◆ Written instruction ◆
Reproduce exactly the lines starting at the line that contains "Output the Python" and ending at the line that contains "from matplotlib.legend_handler import". Omit pictures.

*** Data supplied ***

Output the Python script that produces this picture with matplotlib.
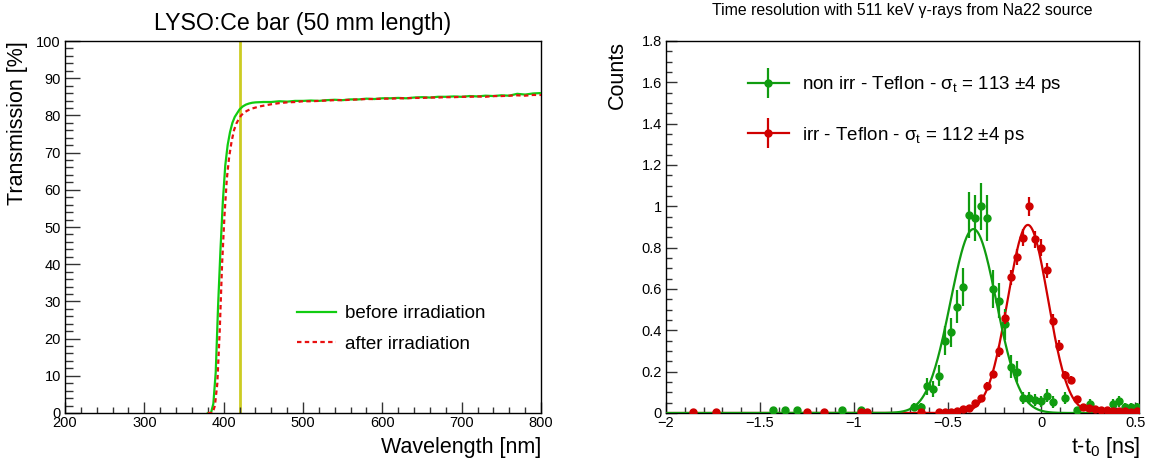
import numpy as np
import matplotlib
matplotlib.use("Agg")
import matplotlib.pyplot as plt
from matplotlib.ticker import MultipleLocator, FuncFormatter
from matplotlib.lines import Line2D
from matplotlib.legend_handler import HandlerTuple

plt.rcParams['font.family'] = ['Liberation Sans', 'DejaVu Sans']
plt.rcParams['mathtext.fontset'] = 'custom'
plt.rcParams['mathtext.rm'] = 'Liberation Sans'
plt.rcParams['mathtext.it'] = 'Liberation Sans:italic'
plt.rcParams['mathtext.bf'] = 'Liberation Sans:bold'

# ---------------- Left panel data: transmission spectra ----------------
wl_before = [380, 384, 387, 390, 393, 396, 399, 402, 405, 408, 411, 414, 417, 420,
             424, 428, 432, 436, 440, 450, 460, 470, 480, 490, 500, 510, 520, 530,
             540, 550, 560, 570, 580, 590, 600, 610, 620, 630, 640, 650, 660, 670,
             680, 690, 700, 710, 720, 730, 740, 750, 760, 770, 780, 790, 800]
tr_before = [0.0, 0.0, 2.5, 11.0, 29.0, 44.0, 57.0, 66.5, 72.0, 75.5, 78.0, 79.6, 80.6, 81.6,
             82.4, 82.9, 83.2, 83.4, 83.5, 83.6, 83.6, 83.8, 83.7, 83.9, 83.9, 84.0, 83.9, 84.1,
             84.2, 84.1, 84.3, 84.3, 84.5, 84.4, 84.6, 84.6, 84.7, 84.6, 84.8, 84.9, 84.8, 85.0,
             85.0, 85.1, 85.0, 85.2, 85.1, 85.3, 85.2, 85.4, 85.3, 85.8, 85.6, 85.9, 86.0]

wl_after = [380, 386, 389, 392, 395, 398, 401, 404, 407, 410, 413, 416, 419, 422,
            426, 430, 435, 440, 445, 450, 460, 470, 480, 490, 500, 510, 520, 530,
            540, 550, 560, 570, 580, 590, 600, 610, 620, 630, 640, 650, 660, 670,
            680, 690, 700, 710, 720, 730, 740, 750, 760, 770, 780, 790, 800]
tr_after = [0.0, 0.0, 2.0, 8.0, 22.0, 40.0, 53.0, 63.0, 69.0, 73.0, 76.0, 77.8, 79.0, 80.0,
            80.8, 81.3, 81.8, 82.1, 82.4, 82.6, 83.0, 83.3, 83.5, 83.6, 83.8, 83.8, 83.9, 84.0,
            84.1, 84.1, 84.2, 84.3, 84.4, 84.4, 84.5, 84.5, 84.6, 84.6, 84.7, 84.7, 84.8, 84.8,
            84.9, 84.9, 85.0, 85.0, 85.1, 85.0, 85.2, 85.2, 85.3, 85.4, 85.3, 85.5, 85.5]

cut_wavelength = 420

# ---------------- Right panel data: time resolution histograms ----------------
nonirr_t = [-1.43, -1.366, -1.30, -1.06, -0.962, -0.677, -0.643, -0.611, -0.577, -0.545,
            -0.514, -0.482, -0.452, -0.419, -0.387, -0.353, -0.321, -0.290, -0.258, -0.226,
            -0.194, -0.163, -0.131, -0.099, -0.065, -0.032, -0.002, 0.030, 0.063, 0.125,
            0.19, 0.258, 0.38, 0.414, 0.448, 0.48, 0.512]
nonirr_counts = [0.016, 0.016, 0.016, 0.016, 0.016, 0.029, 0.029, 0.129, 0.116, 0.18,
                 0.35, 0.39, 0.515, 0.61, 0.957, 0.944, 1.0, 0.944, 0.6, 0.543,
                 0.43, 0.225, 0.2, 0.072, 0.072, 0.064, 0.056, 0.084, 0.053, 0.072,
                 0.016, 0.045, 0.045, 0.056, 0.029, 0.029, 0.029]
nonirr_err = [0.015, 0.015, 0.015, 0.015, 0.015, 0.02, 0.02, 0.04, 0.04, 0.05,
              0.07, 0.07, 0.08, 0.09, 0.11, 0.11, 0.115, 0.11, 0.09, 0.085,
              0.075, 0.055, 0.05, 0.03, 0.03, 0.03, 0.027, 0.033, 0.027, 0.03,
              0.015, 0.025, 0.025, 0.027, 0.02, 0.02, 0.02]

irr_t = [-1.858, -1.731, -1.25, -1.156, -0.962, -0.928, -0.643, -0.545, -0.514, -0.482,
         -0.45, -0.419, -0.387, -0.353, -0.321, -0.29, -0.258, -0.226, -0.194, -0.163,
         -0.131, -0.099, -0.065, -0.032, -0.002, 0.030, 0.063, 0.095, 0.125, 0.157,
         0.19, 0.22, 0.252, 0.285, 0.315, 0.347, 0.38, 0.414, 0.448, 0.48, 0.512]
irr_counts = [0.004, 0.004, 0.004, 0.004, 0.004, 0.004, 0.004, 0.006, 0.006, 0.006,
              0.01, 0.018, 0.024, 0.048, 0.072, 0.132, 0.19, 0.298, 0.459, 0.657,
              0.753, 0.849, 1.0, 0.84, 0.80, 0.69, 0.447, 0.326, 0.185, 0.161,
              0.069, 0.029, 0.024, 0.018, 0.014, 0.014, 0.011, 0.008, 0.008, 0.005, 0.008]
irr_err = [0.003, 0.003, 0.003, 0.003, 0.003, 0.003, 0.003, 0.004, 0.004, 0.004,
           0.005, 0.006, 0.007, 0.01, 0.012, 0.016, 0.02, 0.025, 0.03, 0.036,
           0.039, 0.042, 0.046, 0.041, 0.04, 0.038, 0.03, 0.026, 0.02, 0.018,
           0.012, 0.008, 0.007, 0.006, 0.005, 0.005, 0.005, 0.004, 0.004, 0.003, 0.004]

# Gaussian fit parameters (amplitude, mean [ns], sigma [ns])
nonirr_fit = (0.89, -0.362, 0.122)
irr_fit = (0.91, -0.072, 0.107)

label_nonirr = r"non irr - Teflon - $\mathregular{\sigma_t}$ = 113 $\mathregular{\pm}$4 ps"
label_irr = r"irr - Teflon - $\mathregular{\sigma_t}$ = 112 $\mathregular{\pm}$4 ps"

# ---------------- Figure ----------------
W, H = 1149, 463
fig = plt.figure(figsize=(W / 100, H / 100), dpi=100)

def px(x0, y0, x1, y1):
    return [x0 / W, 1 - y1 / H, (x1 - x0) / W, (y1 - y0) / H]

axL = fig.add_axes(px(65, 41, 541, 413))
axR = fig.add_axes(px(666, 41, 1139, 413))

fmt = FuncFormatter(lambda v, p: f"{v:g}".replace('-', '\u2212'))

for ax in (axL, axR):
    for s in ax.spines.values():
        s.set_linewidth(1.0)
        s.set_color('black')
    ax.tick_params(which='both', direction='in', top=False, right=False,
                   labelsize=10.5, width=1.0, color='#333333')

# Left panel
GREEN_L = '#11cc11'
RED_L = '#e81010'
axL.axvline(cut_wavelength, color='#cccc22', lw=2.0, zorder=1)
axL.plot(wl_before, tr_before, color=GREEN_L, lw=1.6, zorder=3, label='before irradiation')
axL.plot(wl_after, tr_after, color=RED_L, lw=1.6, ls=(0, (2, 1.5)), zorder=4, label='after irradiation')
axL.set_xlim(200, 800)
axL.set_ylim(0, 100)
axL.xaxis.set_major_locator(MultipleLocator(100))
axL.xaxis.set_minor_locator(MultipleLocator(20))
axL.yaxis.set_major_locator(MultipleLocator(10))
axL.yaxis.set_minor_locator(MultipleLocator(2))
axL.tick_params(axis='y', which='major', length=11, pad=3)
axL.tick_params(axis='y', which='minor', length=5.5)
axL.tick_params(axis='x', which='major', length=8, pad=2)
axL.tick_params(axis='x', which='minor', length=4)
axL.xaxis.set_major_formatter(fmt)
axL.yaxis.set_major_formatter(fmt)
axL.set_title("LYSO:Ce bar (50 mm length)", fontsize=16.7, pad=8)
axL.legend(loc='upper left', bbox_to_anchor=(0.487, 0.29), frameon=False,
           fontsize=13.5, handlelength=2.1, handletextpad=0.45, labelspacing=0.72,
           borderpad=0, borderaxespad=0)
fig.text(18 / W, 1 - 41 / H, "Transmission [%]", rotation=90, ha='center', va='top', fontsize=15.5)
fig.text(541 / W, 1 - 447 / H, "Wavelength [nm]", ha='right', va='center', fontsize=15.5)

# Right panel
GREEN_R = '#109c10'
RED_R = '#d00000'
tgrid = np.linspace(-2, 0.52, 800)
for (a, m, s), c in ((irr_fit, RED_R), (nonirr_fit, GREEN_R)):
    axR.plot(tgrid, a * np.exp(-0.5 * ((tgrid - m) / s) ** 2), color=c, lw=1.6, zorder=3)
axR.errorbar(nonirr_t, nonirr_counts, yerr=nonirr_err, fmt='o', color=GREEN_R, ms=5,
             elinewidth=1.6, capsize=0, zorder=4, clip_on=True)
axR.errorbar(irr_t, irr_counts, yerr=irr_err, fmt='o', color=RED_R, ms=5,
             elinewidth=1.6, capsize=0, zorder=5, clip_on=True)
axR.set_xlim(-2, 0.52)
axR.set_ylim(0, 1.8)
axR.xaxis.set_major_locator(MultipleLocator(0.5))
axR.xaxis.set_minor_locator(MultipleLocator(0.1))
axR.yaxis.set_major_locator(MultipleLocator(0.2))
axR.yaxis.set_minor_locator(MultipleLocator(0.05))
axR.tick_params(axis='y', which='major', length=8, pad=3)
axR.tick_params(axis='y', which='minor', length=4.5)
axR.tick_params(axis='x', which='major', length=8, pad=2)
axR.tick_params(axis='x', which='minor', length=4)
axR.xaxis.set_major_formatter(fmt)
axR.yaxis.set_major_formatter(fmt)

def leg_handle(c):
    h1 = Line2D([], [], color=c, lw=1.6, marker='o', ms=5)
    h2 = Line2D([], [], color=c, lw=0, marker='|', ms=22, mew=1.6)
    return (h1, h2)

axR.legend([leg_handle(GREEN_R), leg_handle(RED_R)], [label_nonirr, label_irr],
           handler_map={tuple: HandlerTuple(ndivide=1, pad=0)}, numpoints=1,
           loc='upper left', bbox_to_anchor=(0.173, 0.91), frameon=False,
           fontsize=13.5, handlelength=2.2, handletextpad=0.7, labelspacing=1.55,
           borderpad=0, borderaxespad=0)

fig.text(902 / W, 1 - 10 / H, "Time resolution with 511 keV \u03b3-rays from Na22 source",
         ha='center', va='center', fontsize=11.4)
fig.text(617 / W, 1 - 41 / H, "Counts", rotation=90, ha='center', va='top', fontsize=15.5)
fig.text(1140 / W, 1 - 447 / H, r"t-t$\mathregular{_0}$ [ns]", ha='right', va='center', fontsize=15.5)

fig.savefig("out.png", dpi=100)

***
*** Data supplied ***

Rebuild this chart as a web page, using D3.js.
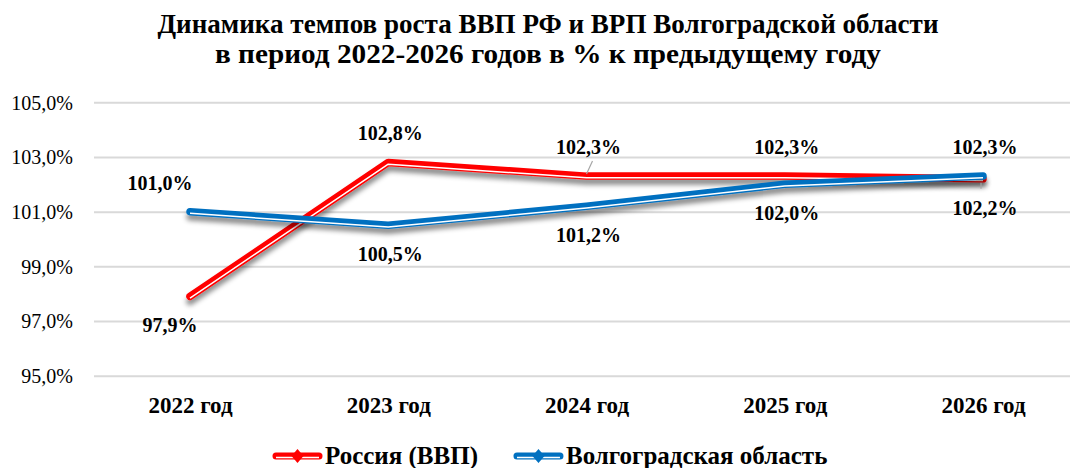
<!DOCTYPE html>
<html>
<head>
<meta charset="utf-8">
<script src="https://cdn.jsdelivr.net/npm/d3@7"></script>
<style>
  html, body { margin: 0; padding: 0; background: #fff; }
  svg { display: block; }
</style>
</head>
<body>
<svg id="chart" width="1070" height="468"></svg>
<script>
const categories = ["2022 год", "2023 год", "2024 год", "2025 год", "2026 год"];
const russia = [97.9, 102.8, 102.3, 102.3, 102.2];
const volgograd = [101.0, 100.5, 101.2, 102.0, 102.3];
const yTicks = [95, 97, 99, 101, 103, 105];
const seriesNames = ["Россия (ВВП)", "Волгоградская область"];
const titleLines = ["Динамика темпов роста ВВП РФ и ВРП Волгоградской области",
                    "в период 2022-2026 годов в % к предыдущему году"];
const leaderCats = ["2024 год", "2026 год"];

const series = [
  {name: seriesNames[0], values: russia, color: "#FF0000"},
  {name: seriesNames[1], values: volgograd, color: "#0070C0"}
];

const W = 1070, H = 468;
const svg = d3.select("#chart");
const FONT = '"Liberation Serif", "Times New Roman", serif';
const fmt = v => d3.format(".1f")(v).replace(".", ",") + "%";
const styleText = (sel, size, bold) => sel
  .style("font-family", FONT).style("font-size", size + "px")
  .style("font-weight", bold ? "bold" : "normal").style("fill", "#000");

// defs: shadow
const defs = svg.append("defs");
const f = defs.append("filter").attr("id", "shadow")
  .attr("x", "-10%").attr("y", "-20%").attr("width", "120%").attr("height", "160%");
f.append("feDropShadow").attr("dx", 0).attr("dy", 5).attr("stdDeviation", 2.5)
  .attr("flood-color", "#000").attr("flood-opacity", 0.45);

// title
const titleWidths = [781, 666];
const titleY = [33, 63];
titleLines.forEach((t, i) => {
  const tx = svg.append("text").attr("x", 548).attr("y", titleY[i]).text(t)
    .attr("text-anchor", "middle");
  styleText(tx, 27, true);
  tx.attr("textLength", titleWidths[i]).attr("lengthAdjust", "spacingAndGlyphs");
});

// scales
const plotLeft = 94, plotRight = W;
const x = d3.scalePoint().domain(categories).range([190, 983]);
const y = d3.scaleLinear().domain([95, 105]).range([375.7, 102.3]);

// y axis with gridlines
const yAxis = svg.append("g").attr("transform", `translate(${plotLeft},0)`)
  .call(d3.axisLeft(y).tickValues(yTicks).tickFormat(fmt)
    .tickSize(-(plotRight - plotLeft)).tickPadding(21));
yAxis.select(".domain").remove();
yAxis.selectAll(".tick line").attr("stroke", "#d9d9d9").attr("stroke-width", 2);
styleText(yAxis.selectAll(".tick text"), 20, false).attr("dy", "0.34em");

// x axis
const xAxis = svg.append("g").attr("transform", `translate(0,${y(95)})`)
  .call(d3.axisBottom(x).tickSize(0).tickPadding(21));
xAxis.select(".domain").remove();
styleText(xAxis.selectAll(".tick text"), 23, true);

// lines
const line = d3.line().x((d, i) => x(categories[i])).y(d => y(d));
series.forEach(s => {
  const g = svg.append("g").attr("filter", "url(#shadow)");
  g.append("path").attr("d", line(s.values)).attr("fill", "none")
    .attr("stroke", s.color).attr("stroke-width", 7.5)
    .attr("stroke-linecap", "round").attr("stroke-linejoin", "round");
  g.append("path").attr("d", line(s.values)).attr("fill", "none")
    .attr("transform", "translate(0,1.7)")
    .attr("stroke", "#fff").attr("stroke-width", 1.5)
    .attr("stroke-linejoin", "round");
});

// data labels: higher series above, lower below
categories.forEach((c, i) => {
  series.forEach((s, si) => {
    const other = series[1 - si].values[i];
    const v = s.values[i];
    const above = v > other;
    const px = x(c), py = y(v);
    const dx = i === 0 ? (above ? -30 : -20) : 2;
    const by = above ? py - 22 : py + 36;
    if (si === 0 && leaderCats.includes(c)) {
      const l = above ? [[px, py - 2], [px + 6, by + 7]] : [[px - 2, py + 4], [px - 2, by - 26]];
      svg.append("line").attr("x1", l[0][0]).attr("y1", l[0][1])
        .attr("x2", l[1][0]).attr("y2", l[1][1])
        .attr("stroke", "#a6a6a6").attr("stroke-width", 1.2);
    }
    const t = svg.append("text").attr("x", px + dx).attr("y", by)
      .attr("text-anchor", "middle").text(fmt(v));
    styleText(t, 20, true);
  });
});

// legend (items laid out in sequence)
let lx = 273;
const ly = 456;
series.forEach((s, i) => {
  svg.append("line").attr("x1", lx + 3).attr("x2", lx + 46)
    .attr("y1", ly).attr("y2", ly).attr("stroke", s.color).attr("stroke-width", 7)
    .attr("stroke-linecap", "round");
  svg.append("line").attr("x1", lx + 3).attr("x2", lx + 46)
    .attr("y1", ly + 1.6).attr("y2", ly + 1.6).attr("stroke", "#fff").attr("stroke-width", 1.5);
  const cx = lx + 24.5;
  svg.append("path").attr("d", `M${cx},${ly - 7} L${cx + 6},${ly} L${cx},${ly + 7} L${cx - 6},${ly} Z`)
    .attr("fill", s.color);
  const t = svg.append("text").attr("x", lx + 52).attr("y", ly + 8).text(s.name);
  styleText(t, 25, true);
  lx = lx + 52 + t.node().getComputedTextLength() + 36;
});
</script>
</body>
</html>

***

◆ Complete output ◆
Output the Python script that produces this picture with matplotlib.
import numpy as np
import matplotlib
matplotlib.use("Agg")
import matplotlib.pyplot as plt
from matplotlib.ticker import MultipleLocator, FuncFormatter
from matplotlib.lines import Line2D
from matplotlib.legend_handler import HandlerTuple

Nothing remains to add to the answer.